**Written exercise**
For each line of the data below that holds "this", copy the line.

**Provided records**
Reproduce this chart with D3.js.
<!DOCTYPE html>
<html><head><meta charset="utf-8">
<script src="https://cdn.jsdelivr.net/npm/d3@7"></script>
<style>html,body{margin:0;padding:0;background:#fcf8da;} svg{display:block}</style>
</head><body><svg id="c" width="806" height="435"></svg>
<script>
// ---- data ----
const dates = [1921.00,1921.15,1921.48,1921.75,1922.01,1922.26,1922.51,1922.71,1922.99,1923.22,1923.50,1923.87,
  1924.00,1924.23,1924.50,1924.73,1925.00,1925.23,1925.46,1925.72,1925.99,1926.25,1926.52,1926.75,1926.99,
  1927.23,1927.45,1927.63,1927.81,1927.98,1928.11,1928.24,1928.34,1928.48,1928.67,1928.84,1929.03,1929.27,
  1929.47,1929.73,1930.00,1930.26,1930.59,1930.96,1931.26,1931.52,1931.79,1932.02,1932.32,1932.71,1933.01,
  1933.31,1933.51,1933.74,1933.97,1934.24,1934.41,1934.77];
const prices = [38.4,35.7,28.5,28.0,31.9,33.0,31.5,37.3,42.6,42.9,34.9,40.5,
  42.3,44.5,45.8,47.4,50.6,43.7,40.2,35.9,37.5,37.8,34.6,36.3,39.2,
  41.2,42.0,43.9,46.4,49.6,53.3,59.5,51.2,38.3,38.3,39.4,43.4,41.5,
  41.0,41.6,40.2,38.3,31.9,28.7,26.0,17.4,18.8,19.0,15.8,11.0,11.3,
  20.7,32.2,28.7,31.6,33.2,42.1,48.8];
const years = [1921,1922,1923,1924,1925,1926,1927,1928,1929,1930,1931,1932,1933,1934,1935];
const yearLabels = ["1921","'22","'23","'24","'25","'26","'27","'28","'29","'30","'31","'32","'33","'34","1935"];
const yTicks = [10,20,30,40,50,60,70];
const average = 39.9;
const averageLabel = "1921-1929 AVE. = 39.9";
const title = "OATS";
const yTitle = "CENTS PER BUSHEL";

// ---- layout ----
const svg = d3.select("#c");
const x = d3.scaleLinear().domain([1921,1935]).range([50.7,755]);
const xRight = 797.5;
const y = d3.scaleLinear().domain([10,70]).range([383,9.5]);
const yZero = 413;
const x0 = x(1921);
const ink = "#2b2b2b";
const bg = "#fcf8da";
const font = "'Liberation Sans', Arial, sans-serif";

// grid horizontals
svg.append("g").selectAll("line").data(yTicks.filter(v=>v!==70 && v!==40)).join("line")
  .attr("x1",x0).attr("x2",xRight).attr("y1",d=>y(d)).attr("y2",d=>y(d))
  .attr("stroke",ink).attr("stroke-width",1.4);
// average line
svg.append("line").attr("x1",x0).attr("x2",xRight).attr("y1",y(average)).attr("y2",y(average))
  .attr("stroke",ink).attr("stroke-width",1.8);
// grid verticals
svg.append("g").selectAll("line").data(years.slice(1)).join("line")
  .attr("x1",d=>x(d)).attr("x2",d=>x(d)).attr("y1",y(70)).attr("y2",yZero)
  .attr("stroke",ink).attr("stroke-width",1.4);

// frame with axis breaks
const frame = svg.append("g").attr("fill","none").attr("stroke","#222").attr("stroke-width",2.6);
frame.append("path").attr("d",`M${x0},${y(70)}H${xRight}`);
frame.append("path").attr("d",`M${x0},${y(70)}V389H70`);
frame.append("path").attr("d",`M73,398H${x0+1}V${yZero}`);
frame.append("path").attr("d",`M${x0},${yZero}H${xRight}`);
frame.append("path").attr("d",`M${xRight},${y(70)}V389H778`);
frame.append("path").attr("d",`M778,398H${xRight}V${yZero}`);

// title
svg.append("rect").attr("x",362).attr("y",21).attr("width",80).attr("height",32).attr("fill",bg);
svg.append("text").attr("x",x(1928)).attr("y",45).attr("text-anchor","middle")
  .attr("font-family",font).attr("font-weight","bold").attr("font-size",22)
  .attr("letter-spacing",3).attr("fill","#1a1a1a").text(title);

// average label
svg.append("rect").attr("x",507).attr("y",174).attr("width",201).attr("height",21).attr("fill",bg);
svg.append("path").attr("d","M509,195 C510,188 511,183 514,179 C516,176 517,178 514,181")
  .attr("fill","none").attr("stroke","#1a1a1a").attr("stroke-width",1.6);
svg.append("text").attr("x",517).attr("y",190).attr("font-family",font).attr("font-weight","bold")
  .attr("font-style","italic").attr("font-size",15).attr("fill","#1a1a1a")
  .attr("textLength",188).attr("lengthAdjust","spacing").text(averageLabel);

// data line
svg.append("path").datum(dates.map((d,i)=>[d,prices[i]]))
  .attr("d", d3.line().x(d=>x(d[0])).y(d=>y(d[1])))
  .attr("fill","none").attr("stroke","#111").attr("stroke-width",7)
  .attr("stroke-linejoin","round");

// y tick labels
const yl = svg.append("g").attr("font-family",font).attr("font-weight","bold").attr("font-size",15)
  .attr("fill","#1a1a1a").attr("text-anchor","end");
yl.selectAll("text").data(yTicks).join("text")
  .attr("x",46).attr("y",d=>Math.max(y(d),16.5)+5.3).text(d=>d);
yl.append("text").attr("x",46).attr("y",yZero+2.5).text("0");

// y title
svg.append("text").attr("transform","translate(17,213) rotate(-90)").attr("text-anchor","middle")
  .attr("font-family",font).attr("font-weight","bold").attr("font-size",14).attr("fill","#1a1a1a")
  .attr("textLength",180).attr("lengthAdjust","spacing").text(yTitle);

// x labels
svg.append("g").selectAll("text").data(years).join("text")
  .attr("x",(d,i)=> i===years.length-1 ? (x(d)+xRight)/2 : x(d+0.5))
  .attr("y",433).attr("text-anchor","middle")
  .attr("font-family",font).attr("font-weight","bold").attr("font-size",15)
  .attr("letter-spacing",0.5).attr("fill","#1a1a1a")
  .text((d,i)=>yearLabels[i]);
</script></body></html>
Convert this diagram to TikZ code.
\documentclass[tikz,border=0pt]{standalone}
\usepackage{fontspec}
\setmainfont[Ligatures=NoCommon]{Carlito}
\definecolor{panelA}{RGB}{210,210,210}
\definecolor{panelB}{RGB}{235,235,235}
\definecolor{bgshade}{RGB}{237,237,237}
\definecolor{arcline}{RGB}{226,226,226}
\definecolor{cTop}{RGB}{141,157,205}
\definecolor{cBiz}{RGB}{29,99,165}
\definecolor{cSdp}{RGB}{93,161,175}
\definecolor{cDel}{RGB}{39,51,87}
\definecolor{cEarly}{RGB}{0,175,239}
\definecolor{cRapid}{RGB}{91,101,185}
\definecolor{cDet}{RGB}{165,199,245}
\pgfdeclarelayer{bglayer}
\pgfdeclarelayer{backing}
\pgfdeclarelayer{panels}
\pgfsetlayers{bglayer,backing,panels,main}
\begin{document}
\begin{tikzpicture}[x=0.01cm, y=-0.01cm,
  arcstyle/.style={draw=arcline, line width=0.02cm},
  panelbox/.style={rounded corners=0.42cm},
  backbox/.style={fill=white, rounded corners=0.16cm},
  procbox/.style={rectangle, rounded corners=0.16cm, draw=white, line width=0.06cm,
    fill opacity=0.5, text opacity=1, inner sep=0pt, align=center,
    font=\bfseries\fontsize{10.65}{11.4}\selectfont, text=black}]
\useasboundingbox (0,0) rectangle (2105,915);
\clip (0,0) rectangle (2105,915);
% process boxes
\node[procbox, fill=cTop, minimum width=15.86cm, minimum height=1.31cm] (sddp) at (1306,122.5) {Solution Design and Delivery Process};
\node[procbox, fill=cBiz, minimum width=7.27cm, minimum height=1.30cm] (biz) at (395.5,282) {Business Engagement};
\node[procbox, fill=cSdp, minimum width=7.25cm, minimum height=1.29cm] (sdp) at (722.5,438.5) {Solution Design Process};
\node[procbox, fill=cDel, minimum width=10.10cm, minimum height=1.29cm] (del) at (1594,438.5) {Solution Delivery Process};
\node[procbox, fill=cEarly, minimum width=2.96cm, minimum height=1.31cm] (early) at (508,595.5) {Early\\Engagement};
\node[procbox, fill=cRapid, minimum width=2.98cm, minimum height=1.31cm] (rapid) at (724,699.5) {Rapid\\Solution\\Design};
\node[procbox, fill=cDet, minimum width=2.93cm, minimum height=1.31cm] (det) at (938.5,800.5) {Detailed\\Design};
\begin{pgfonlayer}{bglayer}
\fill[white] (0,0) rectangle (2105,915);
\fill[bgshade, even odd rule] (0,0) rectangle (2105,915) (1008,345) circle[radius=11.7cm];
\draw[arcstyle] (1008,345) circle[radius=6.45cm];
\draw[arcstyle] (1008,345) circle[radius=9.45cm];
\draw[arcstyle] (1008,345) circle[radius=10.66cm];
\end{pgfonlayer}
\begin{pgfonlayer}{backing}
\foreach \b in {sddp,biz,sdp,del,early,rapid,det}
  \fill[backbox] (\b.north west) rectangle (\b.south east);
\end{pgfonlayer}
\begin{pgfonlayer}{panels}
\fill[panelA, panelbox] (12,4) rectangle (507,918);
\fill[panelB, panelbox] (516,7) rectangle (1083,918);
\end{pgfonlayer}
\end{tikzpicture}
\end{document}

**In response**
Reproduce this chart with D3.js.
Convert this diagram to TikZ code.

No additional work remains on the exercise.